A new drug application has been submitted to the FDA for pralsetinib (BLU-667) for the treatment of patients with advanced or metastatic RET-mutant medullary thyroid cancer and RET fusion–positive thyroid cancers.
A new drug application (NDA) has been submitted to the FDA for pralsetinib (BLU-667) for the treatment of patients with advanced or metastatic RET-mutant medullary thyroid cancer (MTC) and RET fusion–positive thyroid cancers, according to an announcement from Blueprint Medicines, the developer of the drug.1
The NDA was submitted under the Real-Time Oncology Review pilot program, an initiative launched by the FDA’s Oncology Center of Excellence, which is focused on utilizing a more efficient review process to ensure the safe, effective therapies are made available to patients as early as possible without sacrificing review quality by the agency.
“Pralsetinib has broad potential to address the medical needs of patients with RET-altered cancers, who have not traditionally benefited from targeted therapy even though their tumors have a known disease driver,” Andy Boral, MD, PhD, Bluebird Medicine’s chief medical officer said in a recent press release. “There are now pending marketing applications for pralsetinib in RET-altered non–small cell lung cancer (NSCLC) and thyroid cancers, supporting our goal to advance treatment standards for these patients. We are working closely with the FDA and aim to bring this promising treatment to patients as expeditiously as possible.”
RET fusions are identified in approximately 10% to 20% of patients with papillary thyroid cancer and approximately 90% of MTC cases. Standard treatments have demonstrated limited efficacy in patients with solid tumors that harbor these fusions. Pralsetinib is a highly specific RET inhibitor that was designed to potently inhibit RET fusions and mutations, including predicted resistance mutations.
The RET inhibitor was found to induce responses in several patients with difficult-to-treat RET fusion–positive solid tumors, according to recent data from the phase 1/2 ARROW trial (NCT03037385) presented during the 2020 ASCO Virtual Scientific Program.2
The first-in-human phase 2 trial examined the safety and efficacy of the RET inhibitor in cohorts of patients with RET fusion–positive NSCLC, RET mutation–positive MTC, and patients with other RET fusion–positive solid tumors. To be eligible for enrollment, patients had to have an advanced solid tumor harboring RET alterations without any other driver mutations. Patients received 400 mg of oral pralsetinib once daily. The primary end points of the phase 2 portion of the trial was centrally reviewed ORR via RECIST v1.1 criteria and safety.
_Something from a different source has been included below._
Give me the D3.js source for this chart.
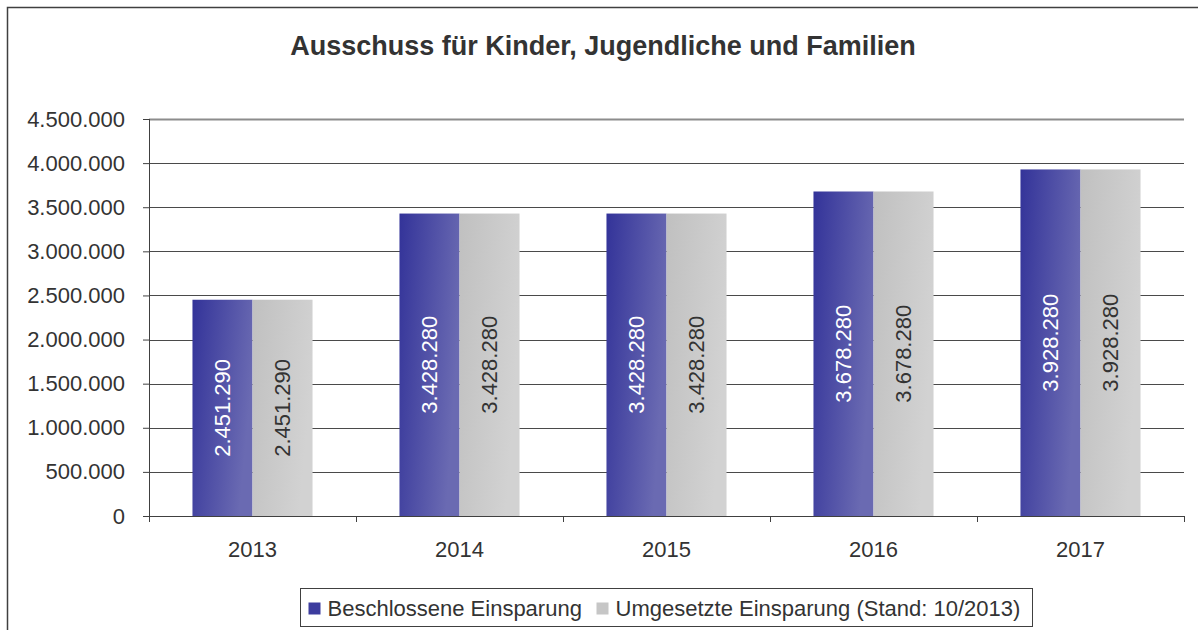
<!DOCTYPE html>
<html>
<head>
<meta charset="utf-8">
<script src="https://cdn.jsdelivr.net/npm/d3@7"></script>
<style>
  body { margin: 0; background: #fff; }
  svg { display: block; font-family: "Liberation Sans", Arial, sans-serif; }
</style>
</head>
<body>
<svg id="chart"></svg>
<script>
// chart data
const years = ["2013", "2014", "2015", "2016", "2017"];
const beschlossen = [2451290, 3428280, 3428280, 3678280, 3928280];
const umgesetzt = [2451290, 3428280, 3428280, 3678280, 3928280];
const seriesNames = ["Beschlossene Einsparung", "Umgesetzte Einsparung (Stand: 10/2013)"];
const yTicks = [0, 500000, 1000000, 1500000, 2000000, 2500000, 3000000, 3500000, 4000000, 4500000];

const width = 1198, height = 630;
const margin = { top: 119, right: 14, bottom: 114, left: 149 };
const innerW = width - margin.left - margin.right;
const innerH = height - margin.top - margin.bottom;

const fmt = d3.formatLocale({ decimal: ",", thousands: ".", grouping: [3], currency: ["", "€"] }).format(",d");

const svg = d3.select("#chart").attr("width", width).attr("height", height);

// gradients
const defs = svg.append("defs");
const gBlue = defs.append("linearGradient").attr("id", "gBlue")
  .attr("x1", 0).attr("y1", 0).attr("x2", 1).attr("y2", 0.35);
gBlue.append("stop").attr("offset", "0%").attr("stop-color", "#333399");
gBlue.append("stop").attr("offset", "100%").attr("stop-color", "#6a6ab2");
const gGrey = defs.append("linearGradient").attr("id", "gGrey")
  .attr("x1", 0).attr("y1", 0).attr("x2", 1).attr("y2", 0.35);
gGrey.append("stop").attr("offset", "0%").attr("stop-color", "#c0c0c0");
gGrey.append("stop").attr("offset", "100%").attr("stop-color", "#d2d2d2");
const fills = ["url(#gBlue)", "url(#gGrey)"];
const legendFills = ["#3c3c9e", "#c6c6c6"];

// outer frame (continues past the right/bottom edge)
svg.append("rect")
  .attr("x", 7.5).attr("y", 7.5)
  .attr("width", width + 10).attr("height", height + 10)
  .attr("fill", "none").attr("stroke", "#404040").attr("stroke-width", 1.5);

// title
svg.append("text")
  .attr("x", 603).attr("y", 55)
  .attr("text-anchor", "middle")
  .attr("font-size", 27).attr("font-weight", "bold").attr("fill", "#333")
  .text("Ausschuss für Kinder, Jugendliche und Familien");

const chart = svg.append("g").attr("transform", `translate(${margin.left},${margin.top})`);

const x0 = d3.scaleBand().domain(years).range([0, innerW]).paddingInner(0.42).paddingOuter(0.21);
const x1 = d3.scaleBand().domain([0, 1]).range([0, x0.bandwidth()]);
const y = d3.scaleLinear().domain([0, 4500000]).range([innerH, 0]);

// gridlines
chart.append("g").selectAll("line")
  .data(yTicks.slice(1))
  .join("line")
  .attr("x1", 0).attr("x2", innerW)
  .attr("y1", d => Math.round(y(d)) + 0.5).attr("y2", d => Math.round(y(d)) + 0.5)
  .attr("stroke", d => d === 4500000 ? "#8c8c8c" : "#4a4a4a")
  .attr("stroke-width", d => d === 4500000 ? 2 : 1);

// bars
const groups = chart.append("g").selectAll("g")
  .data(years)
  .join("g")
  .attr("transform", d => `translate(${x0(d)},0)`);

const rows = (d, i) => [
  { s: 0, v: beschlossen[i] },
  { s: 1, v: umgesetzt[i] }
];

groups.selectAll("rect")
  .data(rows)
  .join("rect")
  .attr("x", d => x1(d.s))
  .attr("y", d => y(d.v))
  .attr("width", x1.bandwidth())
  .attr("height", d => innerH - y(d.v))
  .attr("fill", d => fills[d.s]);

groups.selectAll("text")
  .data(rows)
  .join("text")
  .attr("transform", d => `translate(${x1(d.s) + x1.bandwidth() / 2},${(y(d.v) + innerH) / 2}) rotate(-90)`)
  .attr("text-anchor", "middle")
  .attr("dy", "0.36em")
  .attr("font-size", 22)
  .attr("fill", d => d.s === 0 ? "#ffffff" : "#333333")
  .text(d => fmt(d.v));

// axes
const xAxis = chart.append("g")
  .attr("transform", `translate(0,${innerH})`)
  .call(d3.axisBottom(x0).tickSize(0).tickPadding(0));
xAxis.select(".domain").attr("stroke", "#404040").attr("d", `M0.5,0.5H${innerW}`);
xAxis.selectAll(".tick text").attr("font-size", 22).attr("fill", "#333").attr("dy", "1.86em");
// category boundary ticks
xAxis.selectAll(".bound")
  .data(d3.range(years.length + 1))
  .join("line")
  .attr("class", "bound")
  .attr("x1", i => Math.round(i * innerW / years.length) + 0.5)
  .attr("x2", i => Math.round(i * innerW / years.length) + 0.5)
  .attr("y1", 0).attr("y2", 6)
  .attr("stroke", "#404040");

const yAxis = chart.append("g")
  .call(d3.axisLeft(y).tickValues(yTicks).tickFormat(fmt).tickSize(6).tickPadding(18));
yAxis.select(".domain").attr("stroke", "#404040").attr("d", `M0.5,0V${innerH}`);
yAxis.selectAll(".tick line").attr("stroke", "#404040");
yAxis.selectAll(".tick text").attr("font-size", 22).attr("fill", "#333");

// legend
const legend = svg.append("g").attr("transform", "translate(300.5,588.5)");
legend.append("rect")
  .attr("width", 732).attr("height", 38)
  .attr("fill", "#fff").attr("stroke", "#404040");
const lx = [8, 296];
const items = legend.selectAll("g.item")
  .data(seriesNames)
  .join("g")
  .attr("class", "item")
  .attr("transform", (d, i) => `translate(${lx[i]},0)`);
items.append("rect")
  .attr("x", 0).attr("y", 14).attr("width", 12).attr("height", 12)
  .attr("fill", (d, i) => legendFills[i]);
items.append("text")
  .attr("x", 19).attr("y", 27)
  .attr("font-size", 22).attr("fill", "#333")
  .text(d => d);
</script>
</body>
</html>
Results showed that in 11 patients with RET fusion–positive thyroid cancer, the ORR was 91% (95% CI, 59%-100%); this was comprised entirely of partial responses (PRs). The remaining patient achieved stable disease (SD; 9%). The disease control rate (DCR) reported with the agent in this patient population was 100% (95% CI, 72-100).
“Most of these patients had papillary thyroid cancer and pralsetinib is active in these patients regardless of the fusion partner,” lead study investigator Vivek Subbiah, MD, an associate professor in the Department of Investigational Cancer Therapeutics of the Division of Cancer Medicine at the University of Texas MD Anderson Cancer Center said during a presentation at the meeting. Treatment duration was also found to be prolonged, with 7 patients were still on the therapy.
In the presentation, Subbiah shared a case of a man aged 66 years who had poorly differentiated thyroid cancer that harbored a RET fusion and had not received any previous treatment. After having received pralsetinib, the patient achieved a deep and durable PR of 18 months, as well as a 94% shrinkage of target lesions. Throughout the course of treatment with the agent, thyroglobulin antibodies decreased from 1411 IU/mL to <1 IU/mL and the patient achieved complete clearance of NCOA4-RET fusion circulating tumor DNA.
Additionally, in 12 patients with RET fusion–positive solid tumors, the ORR with pralsetinib was 50% (95% CI, 21%-79%), again comprised of all PRs. A total of 5 patients also experienced SD, which led to a DCR of 92% (95% CI, 62%-100%). Again, responses were reported regardless of fusion partner; they were also experienced by heavily pretreated patients. Of note, all 3 patients with pancreatic adenocarcinoma and both patients with cholangiocarcinoma achieved a PR with the treatment. At the time of the report, 6 patients in the subgroup were still receiving treatment.
With regard to safety, the majority of adverse events (AEs) reported were grade 1 or 2, and the most commonly reported treatment-related AEs included anemia (33%), increased AST (33%), reduced white blood cell count (33%), hypertension (30%), increased ALT (26%), hyperphosphatemia (19%), and neutropenia (19%). Notably, no patients discontinued treatment with the agent because of treatment-related AEs.
In May 2020, the United States and European marketing applications for pralsetinib as a treatment for patients with locally advanced or metastatic RET fusion–positive NSCLC were accepted by the FDA and validated by the European Medicines agency, respectively.